The bags had simply been snipped off with secateurs, and apparently the larvae inside had been removed as well, for I could see no sign of them anywhere. I did not tell Mr. Churchill of this minor tragedy, but hastened home to prepare my own stocks of black-veined whites for release at Chartwell.

Gathering them as quickly as I could, I rushed back to Chartwell and liberated them on the hawthorns by the lake. I do not know what happened to them. For all I know, there still may be a nucleus colony of blackveined whites in the district. I certainly hope so.

Another experiment I conducted at Chartwell was doomed to failure, but through no fault of my own. Mr. Churchill and I had agreed that it would be interesting to try to localize some British swallowtails beside the lake. These large, handsome butterflies are now confined to the Norfolk Broads in England. In the 19th century, however, they had been quite widespread on marshy land.

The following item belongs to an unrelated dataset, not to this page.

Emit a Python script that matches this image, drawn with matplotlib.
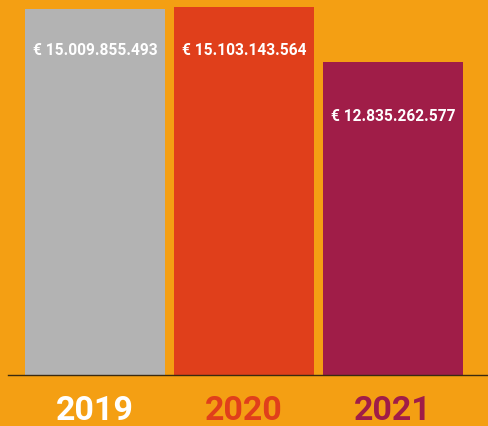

I planted a bed of fennel all around the edge of the lake in the autumn, and by the next spring it had grown up sufficiently to support a small colony of these butterflies. I liberated a score of almost fully fed caterpillars as a preliminary test. They appeared to thrive in their new surroundings. Possibly because they have “warning colors,” no bird will touch them for food.

Before the caterpillars had time to pupate, however, the men who cut the hay in the meadows also razed the fennel. After this disappointment we made no attempt to carry the scheme any further.

There was a time when I was constantly at war with the head gardener at Chartwell. For the Vanessa butterflies to breed successfully there must be a plentiful supply of stinging nettles, as the larvae of small tortoise shells, peacocks and red admirals feed only on the leaves of these weeds. I wanted as many nettle clumps left in the grounds as possible; the gardener wanted to cut and clear them away to keep the place tidy.

Eventually, we came to an amicable agreement. Certain nettle beds became sacrosanct to the butterflies, and the rest were kept within bounds.

I am certain that during the years when I was regularly turning out specially bred or surplus stock for Chartwell there was a great resurgence of the butterfly population in that part of Kent – thanks to Mr. Churchill.